За этой особой позицией Саблукова целый слой российского просвещения, которому потемкинско-паленский взгляд на вещи не менее, а может быть и более, отвратителен, чем извращенное рыцарство Павла (последнего Саблуков описывает объективно и печально). Хорошо зная, что из офицеров, бывших в его полку в 1796 г., «всего двое остались в нем до кончины Павла Петровича», описав, как над его отцом едва не была учинена по приказу царя самая бесчеловечная и необоснованная расправа, Саблуков тем не менее несколько раз подчеркивает благородные намерения царя, низкий нравственный уровень павловского окружения. От Саблукова протягиваются ниточки к другим людям, иным формам сопротивления – это позиция идейного благородства, столь известная по лучшим людям XIX столетия…

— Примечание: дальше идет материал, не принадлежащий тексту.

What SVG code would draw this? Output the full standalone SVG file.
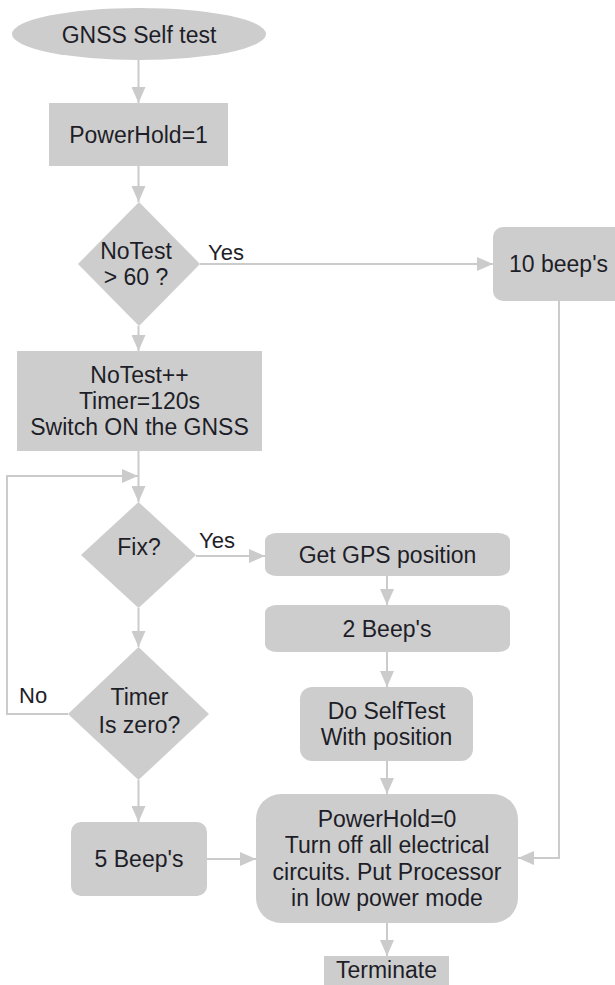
<svg xmlns="http://www.w3.org/2000/svg" width="615" height="985" viewBox="0 0 615 985">
<style>
.n{fill:#cdcdcd;stroke:none}
.t{font-family:"Liberation Sans",Arial,sans-serif;font-size:23px;fill:#1e1e28;text-anchor:middle}
.l{font-family:"Liberation Sans",Arial,sans-serif;font-size:22px;fill:#1e1e28}
.c{fill:none;stroke:#cbcbcb;stroke-width:2}
</style>
<defs>
<marker id="a" markerUnits="userSpaceOnUse" markerWidth="16" markerHeight="14" refX="16" refY="7" orient="auto">
<path d="M0,0 L16,7 L0,14 Z" fill="#cbcbcb"/>
</marker>
</defs>
<rect width="615" height="985" fill="#ffffff"/>
<g id="connectors">
<path class="c" d="M138.5,60 V103" marker-end="url(#a)"/>
<path class="c" d="M138.5,166 V202" marker-end="url(#a)"/>
<path class="c" d="M138.5,326 V351" marker-end="url(#a)"/>
<path class="c" d="M200,264 H493" marker-end="url(#a)"/>
<path class="c" d="M138.5,451 V502" marker-end="url(#a)"/>
<path class="c" d="M196,556 H265" marker-end="url(#a)"/>
<path class="c" d="M138.5,608 V647" marker-end="url(#a)"/>
<path class="c" d="M68,714 H7 V476 H138" marker-end="url(#a)"/>
<path class="c" d="M387,576 V605" marker-end="url(#a)"/>
<path class="c" d="M387,652 V687" marker-end="url(#a)"/>
<path class="c" d="M387,761 V794" marker-end="url(#a)"/>
<path class="c" d="M138.5,780 V822" marker-end="url(#a)"/>
<path class="c" d="M207,859 H256" marker-end="url(#a)"/>
<path class="c" d="M559,301 V858 H518" marker-end="url(#a)"/>
<path class="c" d="M387,923 V956" marker-end="url(#a)"/>
</g>
<g id="start">
<ellipse class="n" cx="139" cy="34" rx="127" ry="26"/>
<text class="t" x="139" y="43">GNSS Self test</text>
</g>
<g id="powerhold1">
<rect class="n" x="49" y="103" width="179" height="63"/>
<text class="t" x="138.5" y="143">PowerHold=1</text>
</g>
<g id="notest-check">
<polygon class="n" points="139,202 200,264 139,326 78,264"/>
<text class="t" x="136" y="259">NoTest</text>
<text class="t" x="136" y="285">&gt; 60 ?</text>
<text class="l" x="208" y="260">Yes</text>
</g>
<g id="beep10">
<rect class="n" x="493" y="227" width="140" height="74" rx="10" ry="10"/>
<text class="t" x="509" y="272" style="text-anchor:start">10 beep's</text>
</g>
<g id="init">
<rect class="n" x="17" y="351" width="245" height="100"/>
<text class="t" x="139.5" y="383">NoTest++</text>
<text class="t" x="139.5" y="409">Timer=120s</text>
<text class="t" x="139.5" y="435">Switch ON the GNSS</text>
</g>
<g id="fix">
<polygon class="n" points="138.5,502 196,555 138.5,608 81,555"/>
<text class="t" x="139" y="555">Fix?</text>
<text class="l" x="199" y="548">Yes</text>
</g>
<g id="getgps">
<rect class="n" x="265" y="533" width="245" height="43" rx="12" ry="8"/>
<text class="t" x="387.5" y="563">Get GPS position</text>
</g>
<g id="beep2">
<rect class="n" x="265" y="605" width="245" height="47" rx="12" ry="8"/>
<text class="t" x="387" y="637">2 Beep's</text>
</g>
<g id="selftest">
<rect class="n" x="300" y="687" width="173" height="74" rx="12" ry="12"/>
<text class="t" x="386.5" y="719">Do SelfTest</text>
<text class="t" x="386.5" y="745">With position</text>
</g>
<g id="timer">
<polygon class="n" points="138.5,647 209,714 138.5,780 68,714"/>
<text class="t" x="139.5" y="705">Timer</text>
<text class="t" x="139.5" y="733">Is zero?</text>
<text class="l" x="19" y="703">No</text>
</g>
<g id="beep5">
<rect class="n" x="71" y="822" width="136" height="74" rx="10" ry="10"/>
<text class="t" x="139" y="867">5 Beep's</text>
</g>
<g id="shutdown">
<rect class="n" x="256" y="794" width="262" height="129" rx="25" ry="25"/>
<text class="t" x="387" y="827">PowerHold=0</text>
<text class="t" x="387" y="853">Turn off all electrical</text>
<text class="t" x="387" y="880">circuits. Put Processor</text>
<text class="t" x="387" y="906">in low power mode</text>
</g>
<g id="terminate">
<rect class="n" x="324" y="956" width="125" height="35"/>
<text class="t" x="386.5" y="978">Terminate</text>
</g>
</svg>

Однако пассивность, неучастие подобных людей в каком-либо активном действии двух противостоящих сил, их многознание и недоносительство – признаки нараставшей, уже отмеченной нами не раз изоляции Павла I от своего класса; это делало царя при огромной самодержавной силе все более беззащитным; более того, вследствие нарастания самовластия, централизации разрыв царя с его опорой, социальным фундаментом даже усиливается.

Ну, и напоследок прелестная поучительная история, не имеющая прямого отношения к Павлу I, но навевающая мысли (что, кстати, Павел не приветствовал бы):

Египетский тиран Хаким из династии Фатимидов (996 – 1021), перевернул жизнь страны, приказав женщинам никогда не выходить на улицу, днем всем подданным спать, ночью – бодрствовать; и так в течение четверти века, пока имярек не сел на осла, не объявил правоверным, что они не достойны такого правителя, и исчез (после чего попал в святые, от которого ведет свое начало известная мусульманская секта друзов).

2 comments:

  1. Как все-таки ты замечательно пишешь. Спасибо!

    ReplyDelete
  2. Спасибо! Главное, побольше картинок :).

    Я стараюсь. И тем обиднее когда-нибудь через год вдруг перечитать свой пост и найти в нем дурацкие ошибки, которые можно было выловить сразу, перечитав текст свежим взглядом. Но ведь лень же! А еще я всегда завидовал твоему умению сказать коротко, но главное.